Stored items from a collection
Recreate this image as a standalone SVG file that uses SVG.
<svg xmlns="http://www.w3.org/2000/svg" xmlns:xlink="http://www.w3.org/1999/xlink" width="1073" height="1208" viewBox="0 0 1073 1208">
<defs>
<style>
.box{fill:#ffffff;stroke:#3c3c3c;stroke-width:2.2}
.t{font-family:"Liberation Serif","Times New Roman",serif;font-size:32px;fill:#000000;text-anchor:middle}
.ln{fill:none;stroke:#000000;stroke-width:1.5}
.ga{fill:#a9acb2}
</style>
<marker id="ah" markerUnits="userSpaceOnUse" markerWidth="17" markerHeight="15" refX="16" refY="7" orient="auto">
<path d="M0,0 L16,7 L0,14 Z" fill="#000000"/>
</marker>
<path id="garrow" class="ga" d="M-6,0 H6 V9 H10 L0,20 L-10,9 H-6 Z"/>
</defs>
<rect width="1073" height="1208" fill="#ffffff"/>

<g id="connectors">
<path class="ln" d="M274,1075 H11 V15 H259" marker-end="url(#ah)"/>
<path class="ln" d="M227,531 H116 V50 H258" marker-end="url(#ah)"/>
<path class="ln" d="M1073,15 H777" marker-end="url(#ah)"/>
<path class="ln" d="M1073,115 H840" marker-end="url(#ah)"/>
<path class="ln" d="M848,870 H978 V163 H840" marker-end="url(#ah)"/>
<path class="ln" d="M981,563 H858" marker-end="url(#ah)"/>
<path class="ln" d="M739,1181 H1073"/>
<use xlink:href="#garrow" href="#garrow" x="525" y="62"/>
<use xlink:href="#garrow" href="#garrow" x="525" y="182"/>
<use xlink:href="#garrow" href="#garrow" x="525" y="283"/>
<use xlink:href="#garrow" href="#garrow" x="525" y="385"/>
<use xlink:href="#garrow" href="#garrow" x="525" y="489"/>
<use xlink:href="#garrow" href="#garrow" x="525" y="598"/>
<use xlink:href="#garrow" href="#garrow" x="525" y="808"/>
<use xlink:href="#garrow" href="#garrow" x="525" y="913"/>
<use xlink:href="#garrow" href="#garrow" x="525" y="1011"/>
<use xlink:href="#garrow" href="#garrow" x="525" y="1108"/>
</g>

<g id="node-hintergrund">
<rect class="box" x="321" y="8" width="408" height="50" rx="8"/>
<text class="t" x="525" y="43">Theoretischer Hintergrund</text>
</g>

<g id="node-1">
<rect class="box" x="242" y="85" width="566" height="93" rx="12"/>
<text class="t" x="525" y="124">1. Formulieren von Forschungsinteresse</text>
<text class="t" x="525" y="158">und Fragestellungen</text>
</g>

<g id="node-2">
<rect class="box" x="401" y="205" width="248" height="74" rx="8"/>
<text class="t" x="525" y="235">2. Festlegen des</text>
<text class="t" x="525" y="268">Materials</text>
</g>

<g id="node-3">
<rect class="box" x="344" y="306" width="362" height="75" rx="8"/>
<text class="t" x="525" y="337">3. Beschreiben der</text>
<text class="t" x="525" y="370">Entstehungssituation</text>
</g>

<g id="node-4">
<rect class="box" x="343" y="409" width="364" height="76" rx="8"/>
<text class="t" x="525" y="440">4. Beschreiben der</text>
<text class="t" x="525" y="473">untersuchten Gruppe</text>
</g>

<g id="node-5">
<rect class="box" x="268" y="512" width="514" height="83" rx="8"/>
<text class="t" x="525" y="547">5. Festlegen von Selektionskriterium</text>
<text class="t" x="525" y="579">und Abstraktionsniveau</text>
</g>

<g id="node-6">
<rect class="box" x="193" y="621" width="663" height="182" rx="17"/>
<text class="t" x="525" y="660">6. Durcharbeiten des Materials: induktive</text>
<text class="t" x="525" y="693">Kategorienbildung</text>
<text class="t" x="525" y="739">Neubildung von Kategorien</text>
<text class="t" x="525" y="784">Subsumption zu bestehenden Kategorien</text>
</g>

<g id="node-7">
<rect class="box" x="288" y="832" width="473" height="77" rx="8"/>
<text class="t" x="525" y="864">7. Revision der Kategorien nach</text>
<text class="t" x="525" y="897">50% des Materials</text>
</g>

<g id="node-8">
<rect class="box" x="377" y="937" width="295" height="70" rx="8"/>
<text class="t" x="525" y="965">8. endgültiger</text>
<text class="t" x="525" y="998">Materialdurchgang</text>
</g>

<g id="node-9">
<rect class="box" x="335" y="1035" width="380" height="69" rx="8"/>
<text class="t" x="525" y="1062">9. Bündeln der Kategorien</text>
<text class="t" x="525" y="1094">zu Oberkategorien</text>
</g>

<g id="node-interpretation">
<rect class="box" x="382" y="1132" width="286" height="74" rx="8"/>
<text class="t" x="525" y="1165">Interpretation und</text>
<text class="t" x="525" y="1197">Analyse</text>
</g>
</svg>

==

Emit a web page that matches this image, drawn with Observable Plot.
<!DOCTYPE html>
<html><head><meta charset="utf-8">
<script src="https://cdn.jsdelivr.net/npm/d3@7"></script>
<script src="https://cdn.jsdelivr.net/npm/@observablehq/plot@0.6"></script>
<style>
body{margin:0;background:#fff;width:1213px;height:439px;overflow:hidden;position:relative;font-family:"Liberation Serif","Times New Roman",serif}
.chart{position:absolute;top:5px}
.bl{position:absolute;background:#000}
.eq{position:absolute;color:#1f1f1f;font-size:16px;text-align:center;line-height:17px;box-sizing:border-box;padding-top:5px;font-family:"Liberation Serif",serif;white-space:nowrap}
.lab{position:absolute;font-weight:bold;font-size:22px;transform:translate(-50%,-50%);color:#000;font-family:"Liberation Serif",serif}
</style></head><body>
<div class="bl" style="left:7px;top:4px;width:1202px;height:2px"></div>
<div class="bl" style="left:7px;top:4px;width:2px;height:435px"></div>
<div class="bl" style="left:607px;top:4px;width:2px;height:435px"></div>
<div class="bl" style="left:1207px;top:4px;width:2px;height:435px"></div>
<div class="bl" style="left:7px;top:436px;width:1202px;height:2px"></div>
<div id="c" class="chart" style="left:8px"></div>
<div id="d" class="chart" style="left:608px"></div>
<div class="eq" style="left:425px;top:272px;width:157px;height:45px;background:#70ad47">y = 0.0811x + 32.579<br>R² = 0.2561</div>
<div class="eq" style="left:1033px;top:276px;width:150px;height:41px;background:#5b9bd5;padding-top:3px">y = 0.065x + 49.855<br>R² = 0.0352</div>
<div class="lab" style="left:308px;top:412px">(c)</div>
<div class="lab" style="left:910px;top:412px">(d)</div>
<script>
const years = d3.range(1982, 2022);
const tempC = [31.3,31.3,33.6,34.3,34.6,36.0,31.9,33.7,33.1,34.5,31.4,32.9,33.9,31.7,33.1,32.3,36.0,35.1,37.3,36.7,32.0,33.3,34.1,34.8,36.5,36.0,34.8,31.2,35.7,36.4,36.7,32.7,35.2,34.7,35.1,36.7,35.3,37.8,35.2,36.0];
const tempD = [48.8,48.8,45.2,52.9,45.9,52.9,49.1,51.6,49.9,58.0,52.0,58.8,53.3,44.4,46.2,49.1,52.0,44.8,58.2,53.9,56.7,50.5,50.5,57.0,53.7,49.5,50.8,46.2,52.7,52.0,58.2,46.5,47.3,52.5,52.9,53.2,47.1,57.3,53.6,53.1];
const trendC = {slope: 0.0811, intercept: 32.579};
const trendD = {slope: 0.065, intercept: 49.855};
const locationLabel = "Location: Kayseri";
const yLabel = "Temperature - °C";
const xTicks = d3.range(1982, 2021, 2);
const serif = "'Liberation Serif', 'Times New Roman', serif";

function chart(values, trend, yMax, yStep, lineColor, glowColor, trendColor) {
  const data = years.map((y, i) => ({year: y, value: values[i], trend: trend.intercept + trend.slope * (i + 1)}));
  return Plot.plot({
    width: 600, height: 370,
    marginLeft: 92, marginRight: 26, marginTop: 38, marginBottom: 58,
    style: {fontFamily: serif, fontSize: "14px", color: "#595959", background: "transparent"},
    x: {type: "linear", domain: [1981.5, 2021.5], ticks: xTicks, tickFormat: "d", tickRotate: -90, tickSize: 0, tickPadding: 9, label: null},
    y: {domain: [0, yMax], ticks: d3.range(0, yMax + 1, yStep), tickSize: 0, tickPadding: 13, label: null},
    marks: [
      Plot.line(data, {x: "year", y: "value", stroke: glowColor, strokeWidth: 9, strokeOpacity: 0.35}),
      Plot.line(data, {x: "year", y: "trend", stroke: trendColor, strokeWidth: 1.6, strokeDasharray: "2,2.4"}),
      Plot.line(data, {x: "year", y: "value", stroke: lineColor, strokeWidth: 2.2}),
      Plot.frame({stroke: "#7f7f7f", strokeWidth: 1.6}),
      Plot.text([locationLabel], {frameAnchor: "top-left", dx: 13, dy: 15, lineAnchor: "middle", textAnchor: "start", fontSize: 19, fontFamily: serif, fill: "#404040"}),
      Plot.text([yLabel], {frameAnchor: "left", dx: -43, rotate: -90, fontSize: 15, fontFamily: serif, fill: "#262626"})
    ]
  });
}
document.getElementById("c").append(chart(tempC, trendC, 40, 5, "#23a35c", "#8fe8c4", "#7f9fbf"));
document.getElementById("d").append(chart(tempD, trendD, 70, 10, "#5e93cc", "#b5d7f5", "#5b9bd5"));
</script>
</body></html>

> **Task directions**: Gather each line of the records holding the string "that".

> **Task answer**:
Recreate this image as a standalone SVG file that uses SVG.
Emit a web page that matches this image, drawn with Observable Plot.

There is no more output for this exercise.